TASK INSTRUCTIONS:
Retype every line from the start of the data down to and including the line with "const xAxisTitle = 'CALENDAR YEAR';". Skip the pictures.

>> start COLLECTED MATERIAL

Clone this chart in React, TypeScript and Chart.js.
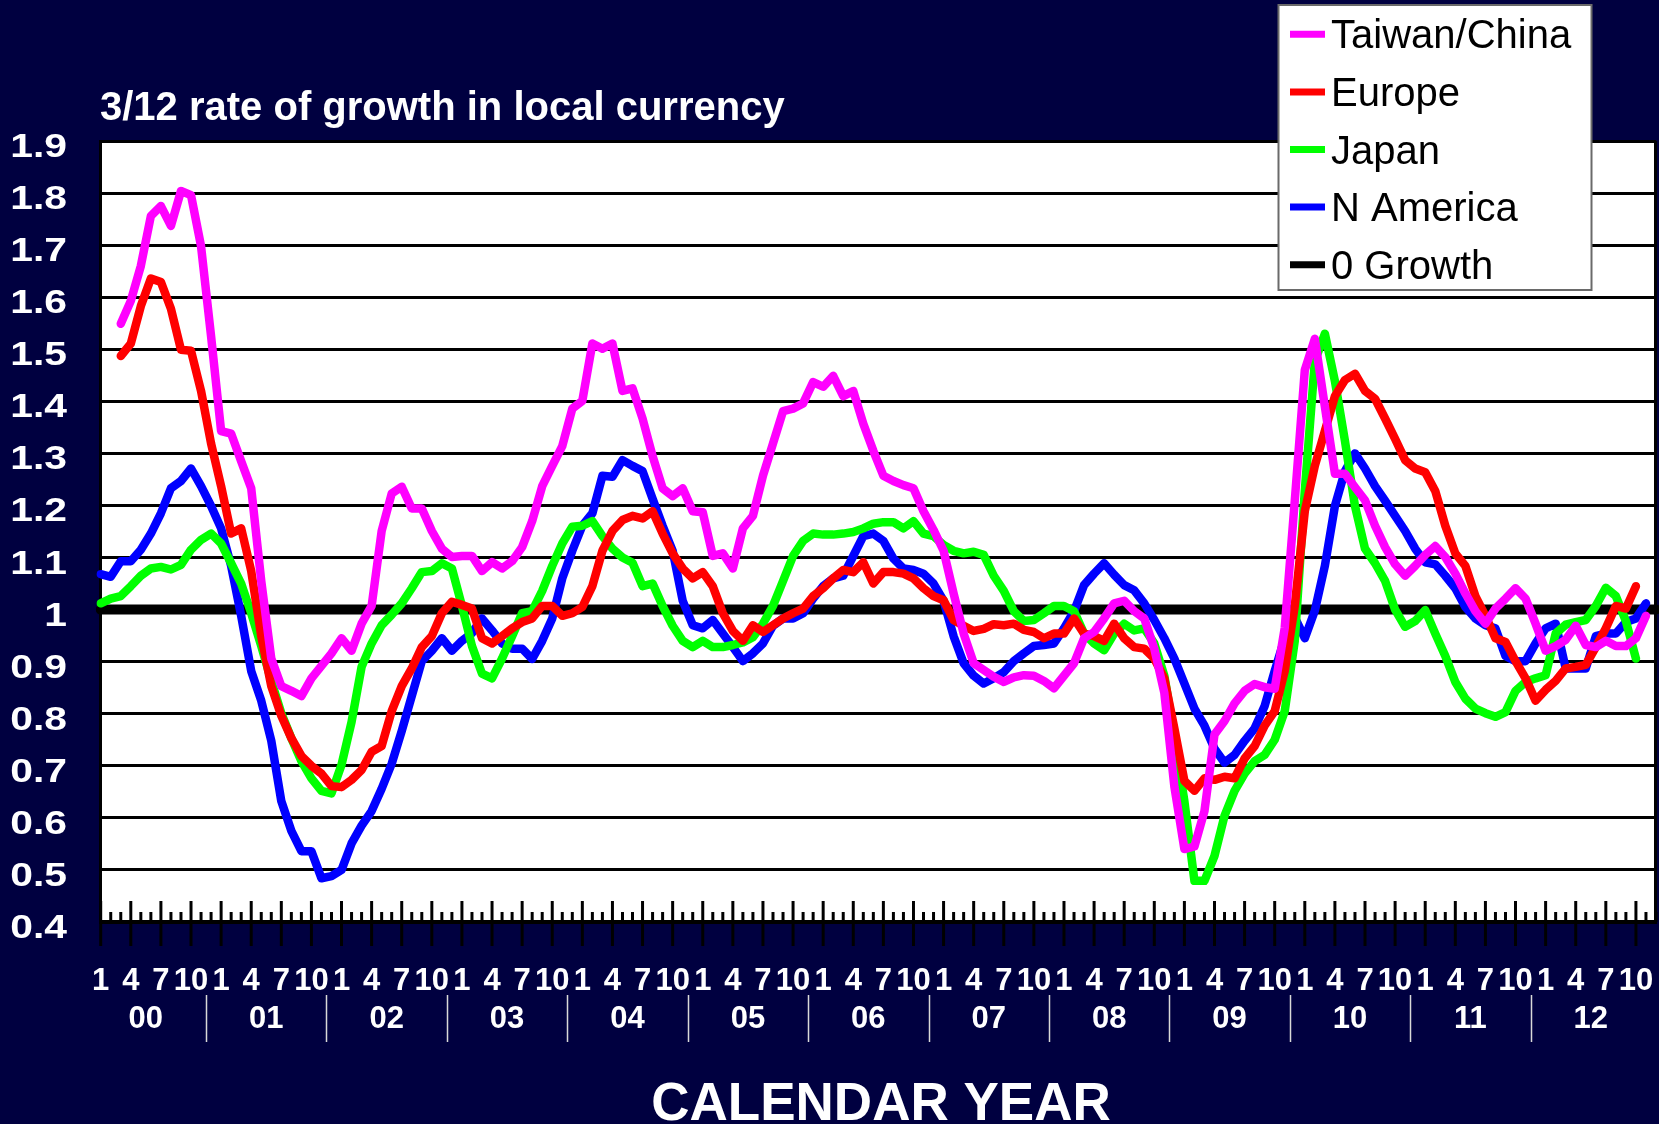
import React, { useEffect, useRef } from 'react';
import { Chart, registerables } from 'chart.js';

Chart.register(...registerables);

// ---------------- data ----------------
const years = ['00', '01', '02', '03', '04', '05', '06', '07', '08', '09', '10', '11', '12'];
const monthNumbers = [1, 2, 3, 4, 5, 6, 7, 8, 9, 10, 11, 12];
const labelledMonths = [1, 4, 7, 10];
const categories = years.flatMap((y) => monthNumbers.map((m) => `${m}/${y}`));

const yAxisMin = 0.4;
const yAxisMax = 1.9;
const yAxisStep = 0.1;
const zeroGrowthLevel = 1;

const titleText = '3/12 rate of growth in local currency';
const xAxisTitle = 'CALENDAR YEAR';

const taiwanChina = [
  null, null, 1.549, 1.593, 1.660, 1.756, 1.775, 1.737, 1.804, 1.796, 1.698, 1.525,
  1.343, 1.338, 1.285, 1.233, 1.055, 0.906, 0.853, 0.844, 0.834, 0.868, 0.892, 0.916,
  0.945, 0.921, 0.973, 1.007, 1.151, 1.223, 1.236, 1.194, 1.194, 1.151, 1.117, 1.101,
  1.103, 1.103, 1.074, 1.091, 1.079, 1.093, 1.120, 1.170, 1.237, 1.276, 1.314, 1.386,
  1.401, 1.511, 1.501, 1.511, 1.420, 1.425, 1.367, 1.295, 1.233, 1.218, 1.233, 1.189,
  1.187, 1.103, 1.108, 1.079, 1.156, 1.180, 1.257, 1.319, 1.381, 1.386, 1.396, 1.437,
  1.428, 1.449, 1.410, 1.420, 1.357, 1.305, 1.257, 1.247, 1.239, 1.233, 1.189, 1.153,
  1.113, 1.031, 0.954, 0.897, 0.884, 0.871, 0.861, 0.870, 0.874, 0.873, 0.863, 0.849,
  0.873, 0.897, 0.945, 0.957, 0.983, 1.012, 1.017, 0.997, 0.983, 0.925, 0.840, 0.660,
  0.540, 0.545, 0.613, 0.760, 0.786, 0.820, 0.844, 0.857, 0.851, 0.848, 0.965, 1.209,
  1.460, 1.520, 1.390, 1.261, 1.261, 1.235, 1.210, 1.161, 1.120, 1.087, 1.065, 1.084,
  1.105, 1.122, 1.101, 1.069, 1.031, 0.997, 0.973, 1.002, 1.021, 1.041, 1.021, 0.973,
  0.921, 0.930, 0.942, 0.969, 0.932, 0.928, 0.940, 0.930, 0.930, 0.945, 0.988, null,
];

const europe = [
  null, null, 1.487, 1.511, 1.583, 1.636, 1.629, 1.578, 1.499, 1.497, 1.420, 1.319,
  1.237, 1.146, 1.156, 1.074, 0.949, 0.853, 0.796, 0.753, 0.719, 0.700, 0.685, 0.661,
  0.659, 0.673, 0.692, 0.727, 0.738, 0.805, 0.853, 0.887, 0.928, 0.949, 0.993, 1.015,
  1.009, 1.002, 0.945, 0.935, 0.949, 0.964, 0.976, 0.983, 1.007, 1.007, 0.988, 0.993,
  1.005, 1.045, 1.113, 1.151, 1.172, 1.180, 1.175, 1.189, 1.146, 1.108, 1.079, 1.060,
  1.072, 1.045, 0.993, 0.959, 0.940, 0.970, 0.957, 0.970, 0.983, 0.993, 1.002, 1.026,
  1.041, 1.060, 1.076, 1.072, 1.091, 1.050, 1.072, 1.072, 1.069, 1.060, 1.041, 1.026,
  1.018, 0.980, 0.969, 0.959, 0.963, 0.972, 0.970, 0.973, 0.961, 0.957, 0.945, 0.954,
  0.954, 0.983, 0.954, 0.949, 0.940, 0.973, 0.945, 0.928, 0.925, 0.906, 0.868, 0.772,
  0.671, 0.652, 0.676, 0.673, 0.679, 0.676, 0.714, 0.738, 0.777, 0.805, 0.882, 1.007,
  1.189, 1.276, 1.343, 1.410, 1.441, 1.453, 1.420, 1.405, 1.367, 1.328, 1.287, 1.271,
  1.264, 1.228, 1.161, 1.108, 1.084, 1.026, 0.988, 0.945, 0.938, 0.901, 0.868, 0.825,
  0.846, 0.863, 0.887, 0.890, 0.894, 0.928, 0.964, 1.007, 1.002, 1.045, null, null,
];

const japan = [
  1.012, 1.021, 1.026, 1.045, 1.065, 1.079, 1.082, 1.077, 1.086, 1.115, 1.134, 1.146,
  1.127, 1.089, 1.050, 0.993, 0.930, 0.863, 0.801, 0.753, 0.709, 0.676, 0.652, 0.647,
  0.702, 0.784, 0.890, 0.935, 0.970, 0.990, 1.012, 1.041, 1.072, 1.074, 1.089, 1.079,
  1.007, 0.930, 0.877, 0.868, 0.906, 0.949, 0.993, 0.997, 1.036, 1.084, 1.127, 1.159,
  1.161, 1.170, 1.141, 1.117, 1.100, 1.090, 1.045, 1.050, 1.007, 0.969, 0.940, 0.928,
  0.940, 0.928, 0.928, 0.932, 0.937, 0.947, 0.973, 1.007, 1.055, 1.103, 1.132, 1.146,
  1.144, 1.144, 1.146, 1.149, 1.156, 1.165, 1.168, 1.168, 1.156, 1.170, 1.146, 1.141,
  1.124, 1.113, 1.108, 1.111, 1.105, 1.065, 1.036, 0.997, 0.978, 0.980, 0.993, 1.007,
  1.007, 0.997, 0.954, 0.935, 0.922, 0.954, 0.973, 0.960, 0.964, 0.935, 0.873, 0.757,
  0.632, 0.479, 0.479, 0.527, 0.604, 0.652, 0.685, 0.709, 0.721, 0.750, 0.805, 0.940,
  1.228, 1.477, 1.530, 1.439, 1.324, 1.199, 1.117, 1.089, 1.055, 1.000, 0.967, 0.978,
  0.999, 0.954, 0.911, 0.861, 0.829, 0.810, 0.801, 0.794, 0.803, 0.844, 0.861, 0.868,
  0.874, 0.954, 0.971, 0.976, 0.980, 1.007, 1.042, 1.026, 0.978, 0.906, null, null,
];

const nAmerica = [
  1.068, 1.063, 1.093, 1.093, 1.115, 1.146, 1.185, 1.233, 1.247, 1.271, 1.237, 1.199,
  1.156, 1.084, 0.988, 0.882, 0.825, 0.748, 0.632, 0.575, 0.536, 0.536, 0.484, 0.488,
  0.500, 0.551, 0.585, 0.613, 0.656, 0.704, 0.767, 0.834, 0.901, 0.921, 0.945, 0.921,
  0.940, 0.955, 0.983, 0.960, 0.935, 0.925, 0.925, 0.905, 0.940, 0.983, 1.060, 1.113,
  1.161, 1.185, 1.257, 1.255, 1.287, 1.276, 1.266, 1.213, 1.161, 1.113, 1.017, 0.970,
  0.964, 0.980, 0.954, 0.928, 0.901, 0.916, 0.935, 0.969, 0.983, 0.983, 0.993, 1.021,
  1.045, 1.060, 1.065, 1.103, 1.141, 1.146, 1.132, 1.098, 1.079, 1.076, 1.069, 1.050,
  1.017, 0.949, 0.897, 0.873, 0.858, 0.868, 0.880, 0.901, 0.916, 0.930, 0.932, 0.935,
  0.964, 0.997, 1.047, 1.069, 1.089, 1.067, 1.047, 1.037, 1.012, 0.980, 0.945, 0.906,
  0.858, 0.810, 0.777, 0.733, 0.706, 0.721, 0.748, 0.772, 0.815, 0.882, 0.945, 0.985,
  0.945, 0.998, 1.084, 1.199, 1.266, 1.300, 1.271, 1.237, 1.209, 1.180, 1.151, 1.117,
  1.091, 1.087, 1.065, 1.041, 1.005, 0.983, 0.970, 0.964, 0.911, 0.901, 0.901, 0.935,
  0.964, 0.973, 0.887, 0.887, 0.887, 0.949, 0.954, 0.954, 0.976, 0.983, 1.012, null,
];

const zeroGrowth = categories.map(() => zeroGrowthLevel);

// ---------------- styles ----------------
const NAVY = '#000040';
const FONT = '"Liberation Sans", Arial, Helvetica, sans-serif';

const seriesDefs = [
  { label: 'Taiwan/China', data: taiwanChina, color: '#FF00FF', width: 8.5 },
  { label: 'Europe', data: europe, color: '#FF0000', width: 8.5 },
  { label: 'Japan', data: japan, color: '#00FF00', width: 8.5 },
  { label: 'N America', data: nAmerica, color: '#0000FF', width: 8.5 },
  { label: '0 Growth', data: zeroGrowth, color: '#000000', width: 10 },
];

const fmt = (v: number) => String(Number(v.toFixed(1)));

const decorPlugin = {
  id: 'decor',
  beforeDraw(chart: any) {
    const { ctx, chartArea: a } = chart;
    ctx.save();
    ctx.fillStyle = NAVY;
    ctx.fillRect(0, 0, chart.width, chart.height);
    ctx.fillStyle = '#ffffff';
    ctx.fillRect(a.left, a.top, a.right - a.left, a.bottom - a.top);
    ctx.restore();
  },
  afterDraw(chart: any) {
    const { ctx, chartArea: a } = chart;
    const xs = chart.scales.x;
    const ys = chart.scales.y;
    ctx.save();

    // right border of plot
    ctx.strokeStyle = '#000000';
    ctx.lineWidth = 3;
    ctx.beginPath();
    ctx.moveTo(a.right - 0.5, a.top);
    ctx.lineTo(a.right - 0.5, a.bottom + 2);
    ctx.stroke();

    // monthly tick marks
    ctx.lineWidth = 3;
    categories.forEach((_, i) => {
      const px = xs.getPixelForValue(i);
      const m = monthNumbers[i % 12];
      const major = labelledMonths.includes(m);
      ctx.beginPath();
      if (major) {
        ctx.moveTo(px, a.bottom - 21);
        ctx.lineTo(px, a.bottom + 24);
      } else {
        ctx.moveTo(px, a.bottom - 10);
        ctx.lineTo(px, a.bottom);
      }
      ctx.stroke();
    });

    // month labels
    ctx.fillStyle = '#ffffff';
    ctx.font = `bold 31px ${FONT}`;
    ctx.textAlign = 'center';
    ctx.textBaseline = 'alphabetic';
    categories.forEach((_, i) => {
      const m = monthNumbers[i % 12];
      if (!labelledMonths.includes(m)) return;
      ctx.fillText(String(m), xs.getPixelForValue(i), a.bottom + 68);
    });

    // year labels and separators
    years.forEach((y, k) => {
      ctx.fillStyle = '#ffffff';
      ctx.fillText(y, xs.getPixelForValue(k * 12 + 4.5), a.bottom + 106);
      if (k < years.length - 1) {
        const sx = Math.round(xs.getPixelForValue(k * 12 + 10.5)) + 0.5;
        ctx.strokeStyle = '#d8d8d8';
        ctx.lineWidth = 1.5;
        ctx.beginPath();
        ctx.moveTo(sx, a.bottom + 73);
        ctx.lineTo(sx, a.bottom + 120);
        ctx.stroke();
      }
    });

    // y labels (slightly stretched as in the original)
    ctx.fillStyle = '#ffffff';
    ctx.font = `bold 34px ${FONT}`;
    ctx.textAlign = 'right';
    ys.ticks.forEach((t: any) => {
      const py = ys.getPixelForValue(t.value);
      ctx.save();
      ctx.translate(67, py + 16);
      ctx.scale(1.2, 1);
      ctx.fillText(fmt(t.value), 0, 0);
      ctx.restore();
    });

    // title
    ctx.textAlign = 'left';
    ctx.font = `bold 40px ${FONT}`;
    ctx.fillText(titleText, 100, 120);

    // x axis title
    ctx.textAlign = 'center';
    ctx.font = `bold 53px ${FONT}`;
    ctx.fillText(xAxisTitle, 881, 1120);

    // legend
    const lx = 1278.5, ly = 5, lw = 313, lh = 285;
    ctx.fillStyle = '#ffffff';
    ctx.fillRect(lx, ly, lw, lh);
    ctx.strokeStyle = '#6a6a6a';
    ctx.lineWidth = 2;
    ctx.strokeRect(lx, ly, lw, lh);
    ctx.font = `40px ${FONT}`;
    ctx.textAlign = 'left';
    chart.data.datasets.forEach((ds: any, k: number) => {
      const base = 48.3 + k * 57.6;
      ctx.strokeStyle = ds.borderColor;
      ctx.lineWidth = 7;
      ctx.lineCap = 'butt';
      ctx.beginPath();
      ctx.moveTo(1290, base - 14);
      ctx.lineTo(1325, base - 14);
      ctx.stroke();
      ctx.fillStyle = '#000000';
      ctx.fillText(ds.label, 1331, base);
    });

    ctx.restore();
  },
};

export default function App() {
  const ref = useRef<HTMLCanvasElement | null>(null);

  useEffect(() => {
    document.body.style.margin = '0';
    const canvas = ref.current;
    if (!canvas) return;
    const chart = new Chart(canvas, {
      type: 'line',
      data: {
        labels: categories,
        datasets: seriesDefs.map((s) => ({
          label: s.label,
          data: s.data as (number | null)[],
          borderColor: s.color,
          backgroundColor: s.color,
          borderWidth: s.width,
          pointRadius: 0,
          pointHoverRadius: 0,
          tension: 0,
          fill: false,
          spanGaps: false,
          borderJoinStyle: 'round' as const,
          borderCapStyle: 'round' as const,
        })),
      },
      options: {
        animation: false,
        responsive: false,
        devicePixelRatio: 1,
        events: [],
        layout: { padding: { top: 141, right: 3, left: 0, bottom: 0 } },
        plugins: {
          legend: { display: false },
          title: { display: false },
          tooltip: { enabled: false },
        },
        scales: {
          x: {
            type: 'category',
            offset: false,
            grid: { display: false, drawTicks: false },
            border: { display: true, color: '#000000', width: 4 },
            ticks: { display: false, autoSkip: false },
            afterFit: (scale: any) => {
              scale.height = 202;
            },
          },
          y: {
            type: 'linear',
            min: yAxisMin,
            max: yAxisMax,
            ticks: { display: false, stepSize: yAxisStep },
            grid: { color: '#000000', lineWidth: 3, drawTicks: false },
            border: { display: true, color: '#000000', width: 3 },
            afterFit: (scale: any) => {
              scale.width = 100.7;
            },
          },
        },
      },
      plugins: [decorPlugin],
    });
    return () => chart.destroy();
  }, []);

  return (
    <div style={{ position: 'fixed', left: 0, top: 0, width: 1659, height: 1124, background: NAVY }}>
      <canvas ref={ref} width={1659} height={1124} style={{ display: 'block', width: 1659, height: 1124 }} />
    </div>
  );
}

>> end COLLECTED MATERIAL

RESPONSE:
Clone this chart in React, TypeScript and Chart.js.
import React, { useEffect, useRef } from 'react';
import { Chart, registerables } from 'chart.js';

Chart.register(...registerables);

// ---------------- data ----------------
const years = ['00', '01', '02', '03', '04', '05', '06', '07', '08', '09', '10', '11', '12'];
const monthNumbers = [1, 2, 3, 4, 5, 6, 7, 8, 9, 10, 11, 12];
const labelledMonths = [1, 4, 7, 10];
const categories = years.flatMap((y) => monthNumbers.map((m) => `${m}/${y}`));

const yAxisMin = 0.4;
const yAxisMax = 1.9;
const yAxisStep = 0.1;
const zeroGrowthLevel = 1;

const titleText = '3/12 rate of growth in local currency';
const xAxisTitle = 'CALENDAR YEAR';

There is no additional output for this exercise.